Flexing di Media Sosial
Oleh: Dr. Dian Umar
Gara-gara kasus anak pejabat ditjen pajak, Mario Dandy Satrio, istilah flexing menjadi trending topik di media sosial. Pada akhirnya menyoroti kehidupan para pejabat publik yang bergaya hidup mewah.
Flexing adalah orang yang suka memamerkan diri, misalnya pamer harta kekayaan, gaya hidup, aktivitas sosial, prestasi hingga pamer beribadah.
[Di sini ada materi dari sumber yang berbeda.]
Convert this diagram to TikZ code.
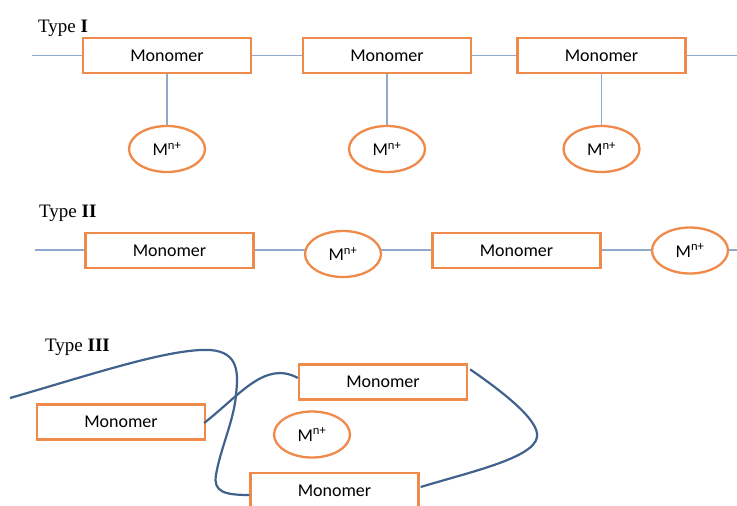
\documentclass[tikz,border=0pt]{standalone}
\usepackage{fontspec}
\setmainfont{Liberation Serif}
\newfontfamily\carl{Carlito}
\usetikzlibrary{shapes.geometric,backgrounds,calc}
\definecolor{orng}{RGB}{240,138,75}
\definecolor{chain}{RGB}{143,170,204}
\definecolor{curv}{RGB}{64,98,140}
\tikzset{
  mono/.style={draw=orng, line width=2.3pt, fill=white, minimum width=168pt, minimum height=35pt, inner sep=0pt, font=\carl\fontsize{18}{21}\selectfont},
  ion/.style={ellipse, draw=orng, line width=2.3pt, fill=white, minimum width=76pt, minimum height=46pt, inner sep=0pt, font=\carl\fontsize{18}{21}\selectfont},
  link/.style={draw=chain, line width=1.1pt},
  strand/.style={draw=curv, line width=2.2pt},
  typelab/.style={anchor=base west, inner sep=0pt, font=\fontsize{19}{22}\selectfont}
}
\begin{document}
\begin{tikzpicture}[x=1pt,y=-1pt]
\useasboundingbox (0,0) rectangle (737,506);
% Type I
\node[typelab] (t1) at (38,32) {Type \textbf{I}};
\node[mono] (a1) at (167,55.5) {Monomer};
\node[mono] (a2) at (387,55.5) {Monomer};
\node[mono] (a3) at (601.5,55.5) {Monomer};
\node[ion] (i1) at (167,149) {M\textsuperscript{n+}};
\node[ion] (i2) at (387,149) {M\textsuperscript{n+}};
\node[ion] (i3) at (601.5,149) {M\textsuperscript{n+}};
\coordinate (l1) at (32,55.5);
\coordinate (r1) at (737,55.5);
% Type II
\node[typelab] (t2) at (39,217) {Type \textbf{II}};
\node[mono] (b1) at (169.5,250.5) {Monomer};
\node[ion] (j1) at (343,254) {M\textsuperscript{n+}};
\node[mono] (b2) at (516.5,250.5) {Monomer};
\node[ion] (j2) at (690,250.5) {M\textsuperscript{n+}};
\coordinate (l2) at (35,250);
\coordinate (r2) at (737,250);
% Type III
\node[typelab] (t3) at (45,351) {Type \textbf{III}};
\node[mono] (cA) at (121,422) {Monomer};
\node[mono] (cB) at (383,382) {Monomer};
\node[ion] (k1) at (312,434.5) {M\textsuperscript{n+}};
\node[mono] (cC) at (334.5,490.5) {Monomer};
\coordinate (s3) at (10,398);
\begin{scope}[on background layer]
  \draw[link] (l1) -- (a1.west);
  \draw[link] (a1.east) -- (a2.west);
  \draw[link] (a2.east) -- (a3.west);
  \draw[link] (a3.east) -- (r1);
  \draw[link] (a1.south) -- (i1.north);
  \draw[link] (a2.south) -- (i2.north);
  \draw[link] (a3.south) -- (i3.north);
  \draw[link] (l2) -- (l2 -| b1.west);
  \draw[link] (b1.east |- l2) -- (j1.center |- l2);
  \draw[link] (j1.center |- l2) -- (b2.west |- l2);
  \draw[link] (b2.east |- l2) -- (j2.center |- l2);
  \draw[link] (j2.center |- l2) -- (r2);
\end{scope}
\draw[strand] (s3) .. controls (90,375) and (170,348) .. (210,350)
  .. controls (240,352) and (238,375) .. (236,395)
  .. controls (234,420) and (220,450) .. (216,475)
  .. controls (213,492) and (225,495) .. ($(cC.west)+(0,4.5)$);
\draw[strand] ($(cA.east)+(-2,1)$) .. controls (240,395) and (265,360) .. ($(cB.west)+(0,-4)$);
\draw[strand] ($(cB.north east)+(2,6)$) .. controls (500,390) and (540,420) .. (537,437)
  .. controls (534,458) and (470,472) .. ($(cC.east)+(1,-3.5)$);
\end{tikzpicture}
\end{document}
Mengapa orang suka flexing? Biasanya flexing dilakukan sebagai upaya untuk menutupi kekurangan harga diri hingga berupaya membuat orang terkesan dengan dirinya. Ketika orang tersebut mengunggah sesuatu yang dinilai berharga oleh orang lain dan memerlukan validasi bahwa dia dapat dianggap hebat dan berharga sehingga orang-orang akan kagum kepada dirinya.
Fenomena flexing berkembang seiring dengan hadirnya media sosial. Orang yang senang flexing ada kecenderungan berperilaku impulsif. Misalnya membeli barang-barang bermerek hanya untuk dipamerkan di media sosial.
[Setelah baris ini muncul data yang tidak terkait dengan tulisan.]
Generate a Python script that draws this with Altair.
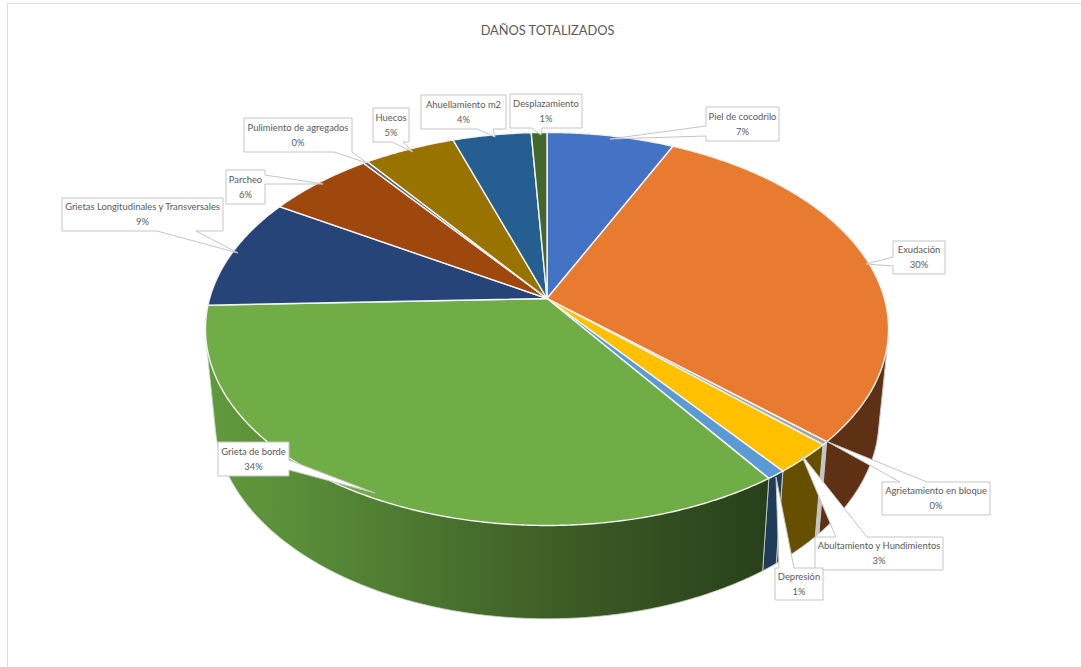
import math
import altair as alt
import pandas as pd

W, H = 1081, 667

# Shares of each damage type, clockwise from twelve o'clock
categories = [
    "Piel de cocodrilo", "Exudación", "Agrietamiento en bloque",
    "Abultamiento y Hundimientos", "Depresión", "Grieta de borde",
    "Grietas Longitudinales y Transversales", "Parcheo",
    "Pulimiento de agregados", "Huecos", "Ahuellamiento  m2", "Desplazamiento",
]
shares = [7.0, 29.67, 0.27, 2.55, 0.78, 34.18, 9.2, 5.9, 0.25, 5.03, 4.31, 0.86]
face_colors = [
    "#4472C4", "#E97B30", "#A5A5A5", "#FFC000", "#5B9BD5", "#70AD47",
    "#264478", "#9E480E", "#636363", "#997300", "#255E91", "#43682B",
]
# Side wall paint for the slices facing the viewer
wall_paint = {
    "Exudación": "#5F3114",
    "Agrietamiento en bloque": "#C4C4C4",
    "Abultamiento y Hundimientos": "#665000",
    "Depresión": "#1F3D58",
}
green_wall_stops = [
    (0.00, "#619A3D"), (0.15, "#5A8F39"), (0.35, "#4E7A31"),
    (0.55, "#426429"), (0.75, "#375222"), (1.00, "#28401A"),
]

# Perspective disc: top face and bottom rim of the drum
TILT = 0.155
TOP = dict(cx=547.0, cy=298.5, a=337.4, b=191.8)
BOTTOM = dict(cx=547.0, cy=388.0, a=328.0, b=195.0)
WALL_FROM, WALL_TO = 60.0, 268.5


def rim(deg, disc):
    t = math.radians(deg)
    s, c = math.sin(t), math.cos(t)
    k = 1 + TILT * c
    return disc["cx"] + disc["a"] * s / k, disc["cy"] - disc["b"] * c / k


def arc(start, end, disc):
    n = max(2, int(abs(end - start)) * 2)
    return [rim(start + (end - start) * i / n, disc) for i in range(n + 1)]


def hull(points):
    pts = sorted(set(points))
    def half(seq):
        out = []
        for p in seq:
            while len(out) > 1 and (out[-1][0] - out[-2][0]) * (p[1] - out[-2][1]) - (out[-1][1] - out[-2][1]) * (p[0] - out[-2][0]) <= 0:
                out.pop()
            out.append(p)
        return out[:-1]
    return half(pts) + half(pts[::-1])


X = alt.X("x:Q", scale=alt.Scale(domain=[0, W], range=[0, W], nice=False, zero=False), axis=None)
Y = alt.Y("y:Q", scale=alt.Scale(domain=[0, H], range=[0, H], nice=False, zero=False), axis=None)


def shape(points, fill, stroke, width=1.0, closed=True):
    pts = list(points) + ([points[0]] if closed else [])
    df = pd.DataFrame({"x": [p[0] for p in pts], "y": [p[1] for p in pts], "i": range(len(pts))})
    opts = dict(stroke=stroke, strokeWidth=width, interpolate="linear", strokeJoin="miter", clip=False)
    if fill is not None:
        opts["fill"] = fill
    return alt.Chart(df).mark_line(**opts).encode(x=X, y=Y, order=alt.Order("i:Q"))


total = sum(shares)
edges = [0.0]
for v in shares:
    edges.append(edges[-1] + v / total * 360.0)

layers = []

# Page frame
layers.append(shape([(7.5, H), (7.5, 3.5), (W, 3.5)], None, "#DDDDDD", 1.0, closed=False))

# Side walls
for name, start, end in zip(categories, edges[:-1], edges[1:]):
    lo, hi = max(start, WALL_FROM), min(end, WALL_TO)
    if hi <= lo:
        continue
    outline = hull(arc(lo, hi, TOP) + arc(lo, hi, BOTTOM))
    if name == "Grieta de borde":
        paint = alt.Gradient(
            gradient="linear", x1=0, x2=1, y1=0, y2=0,
            stops=[alt.GradientStop(offset=o, color=c) for o, c in green_wall_stops],
        )
        layers.append(shape(outline, paint, "#C9D3C2", 0.8))
    elif name in wall_paint:
        layers.append(shape(outline, wall_paint[name], "#C9C9C9", 1.0))

# Top face slices
for color, start, end in zip(face_colors, edges[:-1], edges[1:]):
    layers.append(shape([rim(0, {**TOP, "a": 0, "b": 0})] + arc(start, end, TOP), color, "#F4F4F4", 1.4))

# Callout boxes: left, top, right, bottom, pointer tip, pointer base side and span
callouts = {
    "Piel de cocodrilo": (706, 107, 779, 141, (610, 139), "left", 126, 136),
    "Exudación": (893, 241, 945, 274, (866, 264), "left", 257, 266),
    "Agrietamiento en bloque": (882, 482, 990, 515, (826, 441), "top", 900, 927),
    "Abultamiento y Hundimientos": (815, 537, 943, 570, (801, 454), "top", 836, 867),
    "Depresión": (775, 568, 823, 600, (776, 477), "top", 779, 794),
    "Grieta de borde": (218, 442, 289, 476, (375, 493), "right", 460, 470),
    "Grietas Longitudinales y Transversales": (62, 198, 223, 231, (238, 253), "bottom", 157, 196),
    "Parcheo": (226, 170, 265, 204, (323, 184), "right", 175, 184),
    "Pulimiento de agregados": (244, 118, 352, 152, (367, 163), "bottom", 334, 352),
    "Huecos": (373, 108, 409, 142, (413, 152), "bottom", 392, 403),
    "Ahuellamiento  m2": (421, 95, 506, 129, (495, 137), "bottom", 477, 493),
    "Desplazamiento": (510, 94, 582, 128, (541, 135), "bottom", 532, 542),
}


def callout_outline(l, t, r, b, tip, side, p, q):
    if side == "top":
        return [(l, t), (p, t), tip, (q, t), (r, t), (r, b), (l, b)]
    if side == "right":
        return [(l, t), (r, t), (r, p), tip, (r, q), (r, b), (l, b)]
    if side == "bottom":
        return [(l, t), (r, t), (r, b), (q, b), tip, (p, b), (l, b)]
    return [(l, t), (r, t), (r, b), (l, b), (l, q), tip, (l, p)]


rows = []
for name, share in zip(categories, shares):
    l, t, r, b, tip, side, p, q = callouts[name]
    layers.append(shape(callout_outline(l, t, r, b, tip, side, p, q), "#FFFFFF", "#C4C4C4", 1.0))
    mid = (l + r) / 2
    rows.append({"x": mid, "y": (t + b) / 2 - 7.5, "text": name})
    rows.append({"x": mid, "y": (t + b) / 2 + 7.5, "text": f"{round(share)}%"})

labels = alt.Chart(pd.DataFrame(rows)).mark_text(
    font="Lato", fontSize=9.4, color="#595959", align="center", baseline="middle"
).encode(x=X, y=Y, text="text:N")
layers.append(labels)

title = alt.Chart(pd.DataFrame({"x": [547.5], "y": [31.0], "text": ["DAÑOS TOTALIZADOS"]})).mark_text(
    font="Lato", fontSize=12.8, color="#595959", align="center", baseline="middle"
).encode(x=X, y=Y, text="text:N")
layers.append(title)

chart = alt.layer(*layers).properties(
    width=W, height=H, padding=0, autosize=alt.AutoSizeParams(type="none"), background="#FFFFFF"
).configure_view(stroke=None)

chart.save("out.html", embed_options={"renderer": "svg", "actions": False})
Flexing salah satu teknik dari manajemen impresi diri, biasanya dilakukan agar orang tersebut bisa diterima, diakui dan layak menjadi bagian dari komunitas tertentu. Jika flexing menjadi satu-satunya aktivitas dalam mengembangkan impresi diri dapat berdampak buruk pada perkembangan pribadinya, merasa cemas apabila tidak mengunggah sesuatu dan merasa tersaingi oleh orang lain yang juga melakukan flexing. Akhirnya flexing menjadi toxic bagi dirinya.
Salah satu tulisan yang dilansir Forbes mengungkapkan di dunia bisnis banyak CEO memoles penampilannya dengan barang-barang bermerk untuk membangun kesan tertentu. Ini juga merupakan bagian dari flexing dan sah- sah saja. Namun impresi diri yang baik bukan sekedar memoles casing (penampilan diri) seyogianya diiringi dengan kualitas diri yang mumpuni. Kesuksesan seseorang dapat diraih melalui 3 hal: Intelektual, talenta dan pesona diri.